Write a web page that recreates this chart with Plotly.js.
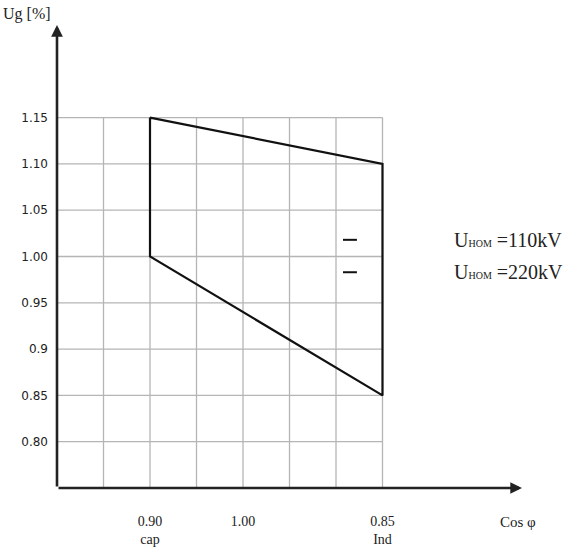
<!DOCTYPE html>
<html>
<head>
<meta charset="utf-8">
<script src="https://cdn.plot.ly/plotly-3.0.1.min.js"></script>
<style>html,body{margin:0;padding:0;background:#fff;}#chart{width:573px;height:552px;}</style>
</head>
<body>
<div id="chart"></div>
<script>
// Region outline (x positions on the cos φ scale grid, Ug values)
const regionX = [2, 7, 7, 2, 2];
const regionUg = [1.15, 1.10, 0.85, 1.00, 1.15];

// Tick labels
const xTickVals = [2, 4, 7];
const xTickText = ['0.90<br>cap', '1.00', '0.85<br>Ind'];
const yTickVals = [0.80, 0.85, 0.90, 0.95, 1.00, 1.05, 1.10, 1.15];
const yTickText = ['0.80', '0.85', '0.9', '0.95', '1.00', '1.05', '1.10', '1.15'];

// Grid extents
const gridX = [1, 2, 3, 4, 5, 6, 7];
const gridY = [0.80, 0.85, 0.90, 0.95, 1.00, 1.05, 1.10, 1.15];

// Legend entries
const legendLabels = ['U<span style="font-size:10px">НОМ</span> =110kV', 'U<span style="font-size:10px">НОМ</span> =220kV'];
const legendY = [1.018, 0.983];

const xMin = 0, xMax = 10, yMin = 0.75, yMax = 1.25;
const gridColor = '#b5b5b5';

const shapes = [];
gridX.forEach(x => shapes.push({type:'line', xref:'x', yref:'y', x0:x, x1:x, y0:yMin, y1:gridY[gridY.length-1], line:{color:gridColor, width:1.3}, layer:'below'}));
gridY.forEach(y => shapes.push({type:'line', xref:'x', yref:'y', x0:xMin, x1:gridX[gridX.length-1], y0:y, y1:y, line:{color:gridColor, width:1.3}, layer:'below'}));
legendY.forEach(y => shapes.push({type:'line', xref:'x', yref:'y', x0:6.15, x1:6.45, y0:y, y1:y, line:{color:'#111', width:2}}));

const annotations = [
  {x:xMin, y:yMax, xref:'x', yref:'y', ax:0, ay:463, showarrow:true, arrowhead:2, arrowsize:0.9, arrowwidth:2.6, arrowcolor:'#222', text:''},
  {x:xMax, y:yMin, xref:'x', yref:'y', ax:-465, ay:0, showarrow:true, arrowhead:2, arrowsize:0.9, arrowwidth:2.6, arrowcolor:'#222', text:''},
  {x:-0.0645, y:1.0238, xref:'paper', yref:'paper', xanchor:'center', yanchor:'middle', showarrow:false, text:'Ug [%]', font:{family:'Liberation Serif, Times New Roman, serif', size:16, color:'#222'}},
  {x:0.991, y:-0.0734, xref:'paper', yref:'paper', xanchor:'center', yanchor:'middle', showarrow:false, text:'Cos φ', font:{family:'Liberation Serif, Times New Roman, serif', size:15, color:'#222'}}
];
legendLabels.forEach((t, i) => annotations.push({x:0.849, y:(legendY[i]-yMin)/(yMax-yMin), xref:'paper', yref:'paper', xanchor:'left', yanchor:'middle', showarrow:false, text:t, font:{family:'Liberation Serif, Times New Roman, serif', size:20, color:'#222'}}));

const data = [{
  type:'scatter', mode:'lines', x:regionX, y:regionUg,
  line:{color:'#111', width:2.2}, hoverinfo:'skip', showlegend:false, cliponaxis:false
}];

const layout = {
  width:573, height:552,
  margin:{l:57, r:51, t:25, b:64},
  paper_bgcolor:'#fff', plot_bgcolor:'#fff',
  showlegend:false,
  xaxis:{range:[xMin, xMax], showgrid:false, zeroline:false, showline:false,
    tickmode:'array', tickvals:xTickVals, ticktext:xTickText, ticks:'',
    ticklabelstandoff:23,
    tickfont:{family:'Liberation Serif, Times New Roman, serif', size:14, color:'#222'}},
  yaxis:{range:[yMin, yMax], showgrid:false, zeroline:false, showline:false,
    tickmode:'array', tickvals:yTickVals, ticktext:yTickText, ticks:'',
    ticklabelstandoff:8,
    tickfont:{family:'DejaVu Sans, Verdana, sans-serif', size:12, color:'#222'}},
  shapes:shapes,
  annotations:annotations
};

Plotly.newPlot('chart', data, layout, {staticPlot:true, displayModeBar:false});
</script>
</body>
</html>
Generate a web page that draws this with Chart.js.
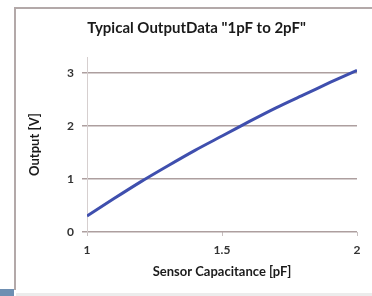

...

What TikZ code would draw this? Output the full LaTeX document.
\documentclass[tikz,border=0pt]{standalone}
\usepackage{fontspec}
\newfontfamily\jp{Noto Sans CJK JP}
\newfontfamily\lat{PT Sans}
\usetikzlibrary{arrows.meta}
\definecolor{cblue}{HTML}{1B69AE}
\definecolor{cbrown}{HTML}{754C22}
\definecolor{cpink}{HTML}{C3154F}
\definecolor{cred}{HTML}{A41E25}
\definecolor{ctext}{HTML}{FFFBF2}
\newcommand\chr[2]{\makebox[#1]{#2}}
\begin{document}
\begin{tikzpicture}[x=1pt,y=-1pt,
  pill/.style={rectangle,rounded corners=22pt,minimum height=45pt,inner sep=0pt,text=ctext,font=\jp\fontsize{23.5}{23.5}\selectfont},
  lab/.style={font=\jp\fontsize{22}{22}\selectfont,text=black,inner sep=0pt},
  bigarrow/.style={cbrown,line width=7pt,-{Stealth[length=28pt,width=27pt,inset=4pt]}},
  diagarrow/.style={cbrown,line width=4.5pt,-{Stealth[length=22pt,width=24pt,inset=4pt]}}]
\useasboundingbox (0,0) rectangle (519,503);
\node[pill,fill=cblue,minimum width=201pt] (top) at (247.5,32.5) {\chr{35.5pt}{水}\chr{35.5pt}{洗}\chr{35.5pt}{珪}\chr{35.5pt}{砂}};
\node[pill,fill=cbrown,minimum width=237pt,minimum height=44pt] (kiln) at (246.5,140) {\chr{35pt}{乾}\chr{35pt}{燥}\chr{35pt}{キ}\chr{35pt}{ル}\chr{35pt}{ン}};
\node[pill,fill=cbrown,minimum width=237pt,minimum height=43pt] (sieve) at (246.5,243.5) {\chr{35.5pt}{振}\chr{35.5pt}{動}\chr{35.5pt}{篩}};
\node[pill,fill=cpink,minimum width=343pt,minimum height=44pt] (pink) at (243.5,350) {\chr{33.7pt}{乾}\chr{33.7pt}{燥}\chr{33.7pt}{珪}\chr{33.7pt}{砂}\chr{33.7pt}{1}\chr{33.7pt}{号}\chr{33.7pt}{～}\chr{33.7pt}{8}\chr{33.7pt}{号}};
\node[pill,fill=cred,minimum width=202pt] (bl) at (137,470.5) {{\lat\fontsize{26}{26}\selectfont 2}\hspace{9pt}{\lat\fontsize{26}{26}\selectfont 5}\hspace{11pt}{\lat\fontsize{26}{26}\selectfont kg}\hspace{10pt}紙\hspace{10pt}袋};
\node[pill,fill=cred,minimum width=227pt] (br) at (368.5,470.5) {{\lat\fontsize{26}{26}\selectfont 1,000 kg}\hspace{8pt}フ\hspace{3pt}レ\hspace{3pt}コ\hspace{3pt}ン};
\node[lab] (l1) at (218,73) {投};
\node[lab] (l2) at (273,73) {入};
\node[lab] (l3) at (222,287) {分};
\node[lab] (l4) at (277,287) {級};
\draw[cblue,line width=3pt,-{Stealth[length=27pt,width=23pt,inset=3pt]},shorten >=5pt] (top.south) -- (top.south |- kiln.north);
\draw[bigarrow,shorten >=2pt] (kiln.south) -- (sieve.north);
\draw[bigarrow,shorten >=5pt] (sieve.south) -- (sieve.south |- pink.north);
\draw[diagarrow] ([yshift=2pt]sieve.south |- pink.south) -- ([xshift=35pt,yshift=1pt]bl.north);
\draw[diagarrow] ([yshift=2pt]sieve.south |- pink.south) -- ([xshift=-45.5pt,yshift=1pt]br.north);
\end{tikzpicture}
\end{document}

* * *

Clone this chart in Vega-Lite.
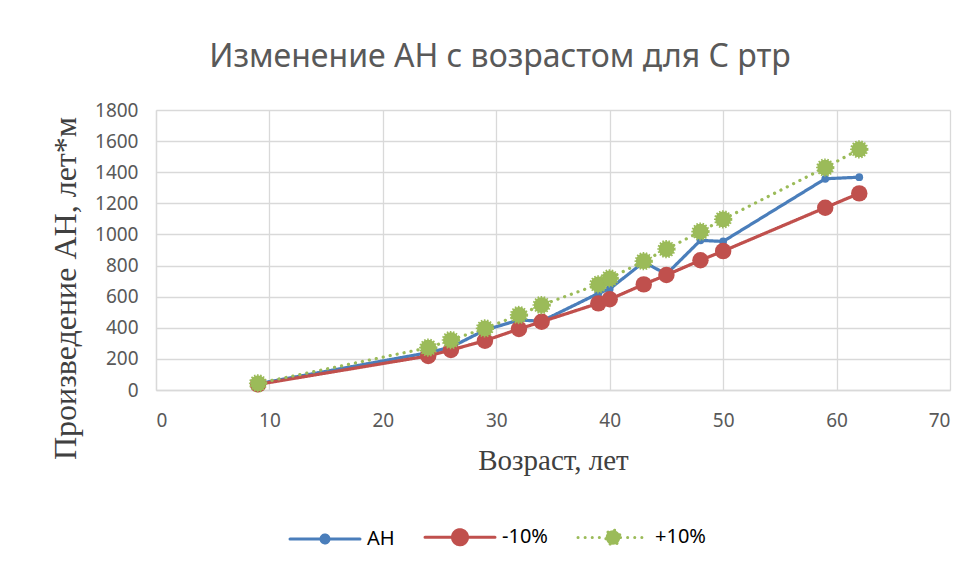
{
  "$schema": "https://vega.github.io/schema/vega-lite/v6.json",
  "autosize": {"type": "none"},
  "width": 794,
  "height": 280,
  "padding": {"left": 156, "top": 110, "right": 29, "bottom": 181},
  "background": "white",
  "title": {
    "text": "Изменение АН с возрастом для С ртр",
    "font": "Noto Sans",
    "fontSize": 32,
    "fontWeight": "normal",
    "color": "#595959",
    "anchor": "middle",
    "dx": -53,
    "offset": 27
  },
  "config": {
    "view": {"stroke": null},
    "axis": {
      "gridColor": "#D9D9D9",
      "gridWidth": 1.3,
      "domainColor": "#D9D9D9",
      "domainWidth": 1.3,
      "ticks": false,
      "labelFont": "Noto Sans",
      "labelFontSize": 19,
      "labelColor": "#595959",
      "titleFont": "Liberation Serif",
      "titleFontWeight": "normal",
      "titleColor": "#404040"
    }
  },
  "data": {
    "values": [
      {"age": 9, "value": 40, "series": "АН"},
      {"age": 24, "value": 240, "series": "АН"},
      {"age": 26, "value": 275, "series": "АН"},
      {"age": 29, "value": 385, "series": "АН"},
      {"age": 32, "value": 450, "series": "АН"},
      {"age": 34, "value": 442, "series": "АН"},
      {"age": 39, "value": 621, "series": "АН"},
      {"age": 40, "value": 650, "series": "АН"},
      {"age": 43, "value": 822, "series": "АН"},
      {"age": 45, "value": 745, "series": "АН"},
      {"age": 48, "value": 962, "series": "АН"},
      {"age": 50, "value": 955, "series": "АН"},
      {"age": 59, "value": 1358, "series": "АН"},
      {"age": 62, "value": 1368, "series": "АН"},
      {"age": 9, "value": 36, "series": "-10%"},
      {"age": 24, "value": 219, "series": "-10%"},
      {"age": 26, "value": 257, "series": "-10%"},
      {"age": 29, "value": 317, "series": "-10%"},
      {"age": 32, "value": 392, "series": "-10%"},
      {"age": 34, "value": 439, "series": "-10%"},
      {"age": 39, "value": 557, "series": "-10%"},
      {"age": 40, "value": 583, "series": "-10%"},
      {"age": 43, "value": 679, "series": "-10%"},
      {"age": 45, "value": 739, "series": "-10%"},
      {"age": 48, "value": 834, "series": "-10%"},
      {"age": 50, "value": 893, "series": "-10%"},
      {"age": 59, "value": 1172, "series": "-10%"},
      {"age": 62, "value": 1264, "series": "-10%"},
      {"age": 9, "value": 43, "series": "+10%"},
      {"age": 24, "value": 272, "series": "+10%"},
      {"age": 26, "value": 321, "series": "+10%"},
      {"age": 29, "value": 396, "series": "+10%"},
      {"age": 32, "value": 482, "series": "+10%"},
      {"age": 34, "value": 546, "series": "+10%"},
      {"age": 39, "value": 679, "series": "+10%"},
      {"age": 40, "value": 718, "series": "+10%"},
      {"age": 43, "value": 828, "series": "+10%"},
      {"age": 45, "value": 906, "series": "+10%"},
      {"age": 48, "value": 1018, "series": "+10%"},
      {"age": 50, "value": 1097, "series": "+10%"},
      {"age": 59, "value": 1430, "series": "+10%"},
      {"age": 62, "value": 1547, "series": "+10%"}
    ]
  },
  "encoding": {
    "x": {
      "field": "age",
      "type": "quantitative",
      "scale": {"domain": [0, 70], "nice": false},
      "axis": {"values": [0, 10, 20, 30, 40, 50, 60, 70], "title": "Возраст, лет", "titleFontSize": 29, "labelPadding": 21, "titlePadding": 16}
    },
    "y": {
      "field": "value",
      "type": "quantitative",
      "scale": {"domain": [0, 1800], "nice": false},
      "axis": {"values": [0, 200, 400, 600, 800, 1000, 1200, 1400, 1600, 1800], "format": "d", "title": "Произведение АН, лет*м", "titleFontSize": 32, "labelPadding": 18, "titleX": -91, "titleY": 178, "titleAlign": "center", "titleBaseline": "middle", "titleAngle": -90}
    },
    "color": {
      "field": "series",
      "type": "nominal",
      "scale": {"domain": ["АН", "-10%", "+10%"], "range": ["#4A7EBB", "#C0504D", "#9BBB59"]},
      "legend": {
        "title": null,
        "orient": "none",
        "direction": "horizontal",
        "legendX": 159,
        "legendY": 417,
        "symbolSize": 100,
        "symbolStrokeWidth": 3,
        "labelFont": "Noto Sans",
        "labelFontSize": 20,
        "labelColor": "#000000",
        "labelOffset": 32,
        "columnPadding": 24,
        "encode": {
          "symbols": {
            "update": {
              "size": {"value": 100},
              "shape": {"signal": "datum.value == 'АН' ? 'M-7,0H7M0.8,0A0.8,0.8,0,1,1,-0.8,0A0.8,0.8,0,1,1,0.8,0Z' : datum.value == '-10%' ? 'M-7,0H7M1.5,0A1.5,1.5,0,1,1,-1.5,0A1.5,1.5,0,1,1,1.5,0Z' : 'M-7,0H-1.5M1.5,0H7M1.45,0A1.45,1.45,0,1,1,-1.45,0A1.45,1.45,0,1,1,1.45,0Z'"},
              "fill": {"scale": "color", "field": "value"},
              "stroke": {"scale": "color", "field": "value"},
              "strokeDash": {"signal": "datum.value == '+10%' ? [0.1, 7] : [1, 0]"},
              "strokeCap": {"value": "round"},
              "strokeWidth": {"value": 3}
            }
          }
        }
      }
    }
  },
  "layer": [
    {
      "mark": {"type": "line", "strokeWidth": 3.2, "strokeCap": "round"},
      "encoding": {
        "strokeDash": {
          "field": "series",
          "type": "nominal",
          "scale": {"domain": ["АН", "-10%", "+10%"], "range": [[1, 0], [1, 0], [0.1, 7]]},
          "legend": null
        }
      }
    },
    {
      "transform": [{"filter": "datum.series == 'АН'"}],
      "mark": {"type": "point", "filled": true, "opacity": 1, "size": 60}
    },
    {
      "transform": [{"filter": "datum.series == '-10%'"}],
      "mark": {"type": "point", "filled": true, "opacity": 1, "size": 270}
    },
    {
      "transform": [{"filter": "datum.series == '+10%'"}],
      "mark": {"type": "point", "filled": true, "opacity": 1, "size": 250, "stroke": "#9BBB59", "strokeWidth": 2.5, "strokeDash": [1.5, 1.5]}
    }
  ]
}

- [What the exercise asks]
Print out, exactly and with nothing added, the lines starting at the line holding "Write a web" and ending at the line holding "const gridY = [0.80, 0.85, 0.90, 0.95, 1.00, 1.05, 1.10, 1.15];", minus any pictures.

- [Written solution]
Write a web page that recreates this chart with Plotly.js.
<!DOCTYPE html>
<html>
<head>
<meta charset="utf-8">
<script src="https://cdn.plot.ly/plotly-3.0.1.min.js"></script>
<style>html,body{margin:0;padding:0;background:#fff;}#chart{width:573px;height:552px;}</style>
</head>
<body>
<div id="chart"></div>
<script>
// Region outline (x positions on the cos φ scale grid, Ug values)
const regionX = [2, 7, 7, 2, 2];
const regionUg = [1.15, 1.10, 0.85, 1.00, 1.15];

// Tick labels
const xTickVals = [2, 4, 7];
const xTickText = ['0.90<br>cap', '1.00', '0.85<br>Ind'];
const yTickVals = [0.80, 0.85, 0.90, 0.95, 1.00, 1.05, 1.10, 1.15];
const yTickText = ['0.80', '0.85', '0.9', '0.95', '1.00', '1.05', '1.10', '1.15'];

// Grid extents
const gridX = [1, 2, 3, 4, 5, 6, 7];
const gridY = [0.80, 0.85, 0.90, 0.95, 1.00, 1.05, 1.10, 1.15];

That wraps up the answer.